One option at this point is to just use DNS-SD directly, bypassing the damaged gethostbyname wrappers. While this would work, it is even less desirable to me than linking against libresolv as it would require irritating code changes, especially due to the asynchronous callback system. It also would make the block of code entirely Apple specific, as while gethostbyname is supported on most platforms, DNS-SD is not.
Will Dietz, who was re-evaluating the aforementioned DNS fixes he made for iNewsGroup at around the time I had reached this stage in my discoveries, decided on a compromise: using the DNS-SD API to prime the cache rather than attempting an HTTP request. This has the benefit of not requiring a lengthy timeout period when the server isn't running an HTTP daemon.
The mDNSResponder Process
To make much more progress, we need to understand what the new res_query does that is so different from the original, and what our options are for circumventing it. Reading further into the documentation, we find that all of the functionality available using DNS-SD is provided by a daemon called mDNSResponder, which the iPhone starts on boot using launchd.
The DNS Service Discovery API requires the services of the mDNSResponder daemon. Mac OS X, versions 10.2 and later, include an mDNSResponder daemon as part of the operating system.
This sounds very similar to the setup used by gethostbyname and lookupd so we might expect it to work similarly: take away mDNSResponder and maybe the code will fail-over to a more foolproof code path. The easiest way to stop the mDNSResponder service is by temporarily removing the process using launchctl.

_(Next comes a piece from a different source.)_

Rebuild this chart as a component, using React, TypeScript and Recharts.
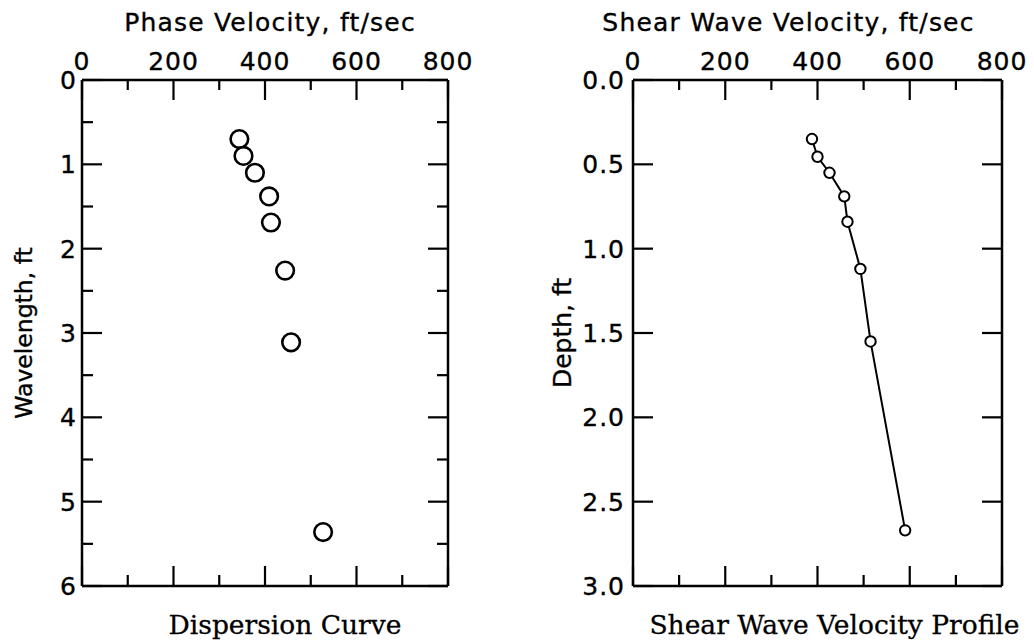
import React from 'react';
import { ScatterChart, Scatter, XAxis, YAxis, Label } from 'recharts';

// ---- data ----
const velocityTicks = [0, 200, 400, 600, 800];
const velocityMinorTicks = [100, 300, 500, 700];
const wavelengthTicks = [0, 1, 2, 3, 4, 5, 6];
const wavelengthMinorTicks = [0.5, 1.5, 2.5, 3.5, 4.5, 5.5];
const depthTicks = [0, 0.5, 1, 1.5, 2, 2.5, 3];

const phaseVelocity = [344, 353, 378, 409, 413, 444, 457, 527];
const wavelength = [0.7, 0.9, 1.1, 1.38, 1.69, 2.26, 3.11, 5.36];

const shearVelocity = [388, 400, 426, 458, 465, 493, 515, 590];
const depth = [0.35, 0.455, 0.55, 0.69, 0.84, 1.12, 1.55, 2.67];

const leftTitle = 'Phase Velocity, ft/sec';
const leftYTitle = 'Wavelength, ft';
const leftCaption = 'Dispersion Curve';
const rightTitle = 'Shear Wave Velocity, ft/sec';
const rightYTitle = 'Depth, ft';
const rightCaption = 'Shear Wave Velocity Profile';

const dispersionData = phaseVelocity.map((v, i) => ({ x: v, y: wavelength[i] }));
const profileData = shearVelocity.map((v, i) => ({ x: v, y: depth[i] }));

const SANS = '"DejaVu Sans", "Liberation Sans", Arial, sans-serif';
const SERIF = '"DejaVu Serif", "Liberation Serif", serif';
const tickStyle = {
  fontSize: 25, fill: '#000', fontFamily: SANS, letterSpacing: 1,
  stroke: '#000', strokeWidth: 0.35,
};
const lineStyle = { stroke: '#000', strokeWidth: 2.5 };
const tickLineStyle = { stroke: '#000', strokeWidth: 2.2 };
const PLOT_TOP = 80;

const NoLabel = () => <g />;
const NoShape = () => <g />;

const topTitle = (text: string, dx: number, baseline: number) => (props: any) => {
  const vb = props.viewBox || {};
  return (
    <text x={vb.x + vb.width / 2 + dx} y={vb.y + baseline} textAnchor="middle"
      fontFamily={SANS} fontSize={25} letterSpacing={1.2} stroke="#000" strokeWidth={0.35}
      fill="#000">{text}</text>
  );
};
const bottomCaption = (text: string, dx: number, baseline: number) => (props: any) => {
  const vb = props.viewBox || {};
  return (
    <text x={vb.x + vb.width / 2 + dx} y={vb.y + baseline} textAnchor="middle"
      fontFamily={SERIF} fontSize={26.5} stroke="#000" strokeWidth={0.3}
      fill="#000">{text}</text>
  );
};
const sideTitle = (text: string, xFromLeft: number, size: number) => (props: any) => {
  const vb = props.viewBox || {};
  const cx = vb.x + xFromLeft;
  const cy = vb.y + vb.height / 2;
  return (
    <text x={cx} y={cy} transform={`rotate(-90, ${cx}, ${cy})`} textAnchor="middle"
      dominantBaseline="central" fontFamily={SANS} fontSize={size} stroke="#000"
      strokeWidth={0.35} fill="#000">{text}</text>
  );
};

const circleShape = (r: number, sw: number) => (props: any) => (
  <circle cx={props.cx} cy={props.cy} r={r} fill="#fff" stroke="#000" strokeWidth={sw} />
);

// Overlay chart whose mirrored bottom axis draws the inward ticks hanging from the top frame line
function TopTickOverlay(props: {
  left: number; width: number; marginLeft: number; marginRight: number;
  len: number; ticks: number[]; data: any[];
}) {
  const p = props;
  return (
    <div style={{ position: 'absolute', left: p.left, top: 0, pointerEvents: 'none' }}>
      <ScatterChart width={p.width} height={PLOT_TOP + p.len}
        margin={{ top: 0, right: p.marginRight, bottom: 0, left: p.marginLeft }}>
        <XAxis xAxisId="t" orientation="bottom" mirror height={1} type="number" dataKey="x"
          domain={[0, 800]} ticks={p.ticks} interval={0} tick={NoLabel} tickSize={p.len}
          tickLine={tickLineStyle} axisLine={false} />
        <YAxis yAxisId="t" hide width={0} type="number" dataKey="y" domain={[0, 10]} />
        <Scatter data={p.data} xAxisId="t" yAxisId="t" shape={NoShape} isAnimationActive={false} />
      </ScatterChart>
    </div>
  );
}

function Panel(props: {
  left: number; width: number; marginRight: number; yAxisWidth: number;
  data: any[]; yDomain: number[]; yTicks: number[]; yMinor: number[] | null;
  yFormat: (v: number) => string; title: any; yTitle: any; caption: any;
  pointR: number; pointStroke: number; withLine: boolean; yTickMargin: number;
}) {
  const p = props;
  const leftMinId = p.yMinor ? 'leftMin' : 'leftMaj';
  const rightMinId = p.yMinor ? 'rightMin' : 'rightMaj';
  return (
    <div style={{ position: 'absolute', left: p.left, top: 0 }}>
      <ScatterChart width={p.width} height={643}
        margin={{ top: 0, right: p.marginRight, bottom: 0, left: 0 }}>
        {/* labelled top axis */}
        <XAxis xAxisId="lbl" orientation="top" type="number" dataKey="x" domain={[0, 800]}
          ticks={velocityTicks} interval={0} height={PLOT_TOP} tickLine={false} axisLine={lineStyle}
          tickSize={0} tickMargin={10} tick={tickStyle}>
          <Label content={p.title} />
        </XAxis>
        {/* bottom caption axis */}
        <XAxis xAxisId="cap" orientation="bottom" type="number" dataKey="x" domain={[0, 800]}
          ticks={velocityTicks} interval={0} height={57} tick={NoLabel} tickLine={false} axisLine={false}>
          <Label content={p.caption} />
        </XAxis>
        {/* inward major / minor ticks, bottom */}
        <XAxis xAxisId="botMaj" orientation="bottom" mirror height={1} type="number" dataKey="x" domain={[0, 800]}
          ticks={velocityTicks} interval={0} tick={NoLabel} tickSize={20}
          tickLine={tickLineStyle} axisLine={lineStyle} />
        <XAxis xAxisId="botMin" orientation="bottom" mirror height={1} type="number" dataKey="x" domain={[0, 800]}
          ticks={velocityMinorTicks} interval={0} tick={NoLabel} tickSize={10}
          tickLine={tickLineStyle} axisLine={false} />

        {/* labelled left axis */}
        <YAxis yAxisId="lbl" orientation="left" type="number" dataKey="y" domain={p.yDomain}
          reversed ticks={p.yTicks} interval={0} width={p.yAxisWidth} tickLine={false}
          axisLine={false} tickSize={0} tickMargin={p.yTickMargin} tick={tickStyle}
          tickFormatter={p.yFormat}>
          <Label content={p.yTitle} />
        </YAxis>
        <YAxis yAxisId="leftMaj" orientation="left" mirror width={1} type="number" dataKey="y" domain={p.yDomain}
          reversed ticks={p.yTicks} interval={0} tick={NoLabel} tickSize={20}
          tickLine={tickLineStyle} axisLine={lineStyle} />
        <YAxis yAxisId="rightMaj" orientation="right" mirror width={1} type="number" dataKey="y" domain={p.yDomain}
          reversed ticks={p.yTicks} interval={0} tick={NoLabel} tickSize={20}
          tickLine={tickLineStyle} axisLine={lineStyle} />
        {p.yMinor ? (
          <YAxis yAxisId="leftMin" orientation="left" mirror width={1} type="number" dataKey="y" domain={p.yDomain}
            reversed ticks={p.yMinor} interval={0} tick={NoLabel} tickSize={10}
            tickLine={tickLineStyle} axisLine={false} />
        ) : null}
        {p.yMinor ? (
          <YAxis yAxisId="rightMin" orientation="right" mirror width={1} type="number" dataKey="y" domain={p.yDomain}
            reversed ticks={p.yMinor} interval={0} tick={NoLabel} tickSize={10}
            tickLine={tickLineStyle} axisLine={false} />
        ) : null}

        {/* invisible series that bind each tick axis to the data */}
        <Scatter data={p.data} xAxisId="botMaj" yAxisId="leftMaj" shape={NoShape} isAnimationActive={false} />
        <Scatter data={p.data} xAxisId="botMin" yAxisId="rightMaj" shape={NoShape} isAnimationActive={false} />
        <Scatter data={p.data} xAxisId="cap" yAxisId={leftMinId} shape={NoShape} isAnimationActive={false} />
        <Scatter data={p.data} xAxisId="cap" yAxisId={rightMinId} shape={NoShape} isAnimationActive={false} />

        <Scatter data={p.data} xAxisId="lbl" yAxisId="lbl"
          shape={circleShape(p.pointR, p.pointStroke)}
          fill="#fff" stroke="#000"
          line={p.withLine ? { stroke: '#000', strokeWidth: 2 } : false}
          lineType="joint" isAnimationActive={false} />
      </ScatterChart>
    </div>
  );
}

export default function App() {
  return (
    <div style={{ position: 'absolute', left: 0, top: 0, width: 1034, height: 643, background: '#fff' }}>
      <Panel left={0} width={500} marginRight={52} yAxisWidth={82}
        data={dispersionData} yDomain={[0, 6]} yTicks={wavelengthTicks} yMinor={wavelengthMinorTicks}
        yFormat={(v: number) => String(v)}
        title={topTitle(leftTitle, 5, 31)} yTitle={sideTitle(leftYTitle, 24, 23.5)}
        caption={bottomCaption(leftCaption, 20, 48)}
        pointR={8.8} pointStroke={2.6} withLine={false} yTickMargin={5} />
      <Panel left={520} width={514} marginRight={32} yAxisWidth={113}
        data={profileData} yDomain={[0, 3]} yTicks={depthTicks} yMinor={null}
        yFormat={(v: number) => v.toFixed(1)}
        title={topTitle(rightTitle, -29, 31)} yTitle={sideTitle(rightYTitle, 42, 25)}
        caption={bottomCaption(rightCaption, 17, 48)}
        pointR={5.2} pointStroke={2} withLine={true} yTickMargin={8} />

      <TopTickOverlay left={0} width={500} marginLeft={82} marginRight={52} len={20}
        ticks={velocityTicks} data={dispersionData} />
      <TopTickOverlay left={0} width={500} marginLeft={82} marginRight={52} len={10}
        ticks={velocityMinorTicks} data={dispersionData} />
      <TopTickOverlay left={520} width={514} marginLeft={113} marginRight={32} len={20}
        ticks={velocityTicks} data={profileData} />
      <TopTickOverlay left={520} width={514} marginLeft={113} marginRight={32} len={10}
        ticks={velocityMinorTicks} data={profileData} />
    </div>
  );
}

iphone:~ root# launchctl remove com.apple.mDNSResponder
At this point, all of our Unix code works! Every DNS call resolves correctly and no hostnames are left with weird error messages. But, all of Apple's software doesn't work, leaving MobileSafari useless and many other applications crippled. While this might be helpful for a transient last-ditch fix, it definitely isn't a permanent solution. A little better is turning it off during a query and then resuming it later, but we still run the risk of damaging background transactions (such as MobileMail checking for new messages).
Modifying Private Variables
Here is where the final symbol we found comes into play: useMDNSResponder. Based on the name alone, we might presume that this is a boolean variable that, were it set to false, would bypass all attempts to utilize mDNSResponder, forcing our process to always use the working fallback functionality. Taking the address of the symbol nm provided shows us that this is, in fact, true.
#include <stdbool.h> ... int main() { * (bool *) 0x38006c20 = false;
Now, this fix, while very simple, is a little risky: it relies on Apple not modifying and recompiling res_query.o, and there being generally few modifications to libc in general. Otherwise, the location of this symbol might change, leaving 0x38006c20 to be occupied by something else: we'd be left with a memory corruption disaster. While this symbol hasn't yet ever moved (it is in the same place in 1.0 through 1.1.3 of the iPhone firmware) it would be foolhardy to rely on this fact.
Instead, we need a way to look up this address when the program starts up. Unfortunately, this symbol doesn't really want to be found. The standard tool for doing this type of search, dlsym (part of the dyld library), only works on "public" symbols. These are identifiable in our nm output as their type is an upper-case letter (U, T, etc.); useMDNSResponder is marked 't'.
Luckily, there is a lower-level API that is designed to directly manipulate symbol tables and is exported by Apple's libc: nlist. This API, rather than running on the libraries loaded by our current process, takes the filename of a Mach-O binary in which to search for symbols. If a symbol is not found, the API marks the symbol N_UNDF (which is, incidentally, valued 0, which means that if the API fails entirely we can treat this case identically to nlist not working at all, saving us some error checking logic).
#include <mach-o/nlist.h> #include <stdbool.h> ... int main() { struct nlist nl[2]; memset(nl, 0, sizeof(nl)); nl[0].n_un.n_name = (char *) "_useMDNSResponder"; nlist("/usr/lib/libc.dylib", nl); if (nl[0].n_type != N_UNDF) * (bool *) nl[0].n_value = false;
This code finally allows us to, independent of library version, bypass Apple's broken hack. If Apple were ever to remove the useMDNSResponder variable the code will also be rendered harmless (although if Apple doesn't fix the underlying bug it will also be rendered impotent to fix it). The only remaining change is to remove the reliance on stdbool.h, as some applications define their own bool, which can lead to conflicts. This brings us to the code provided in the solution near the beginning of this article.
Concluding Remarks
While we can expect this type of work to be continuously needed within the Apple development community thanks to that company's insistence on maintaining a closed software platform, the same types of challenges often crop up any time parts of a system are no longer able to be directly maintained. It is therefore my hope that the descriptions contained in this article will have been of use in providing some inspiration in conquering upcoming challenges seen by many developers to come.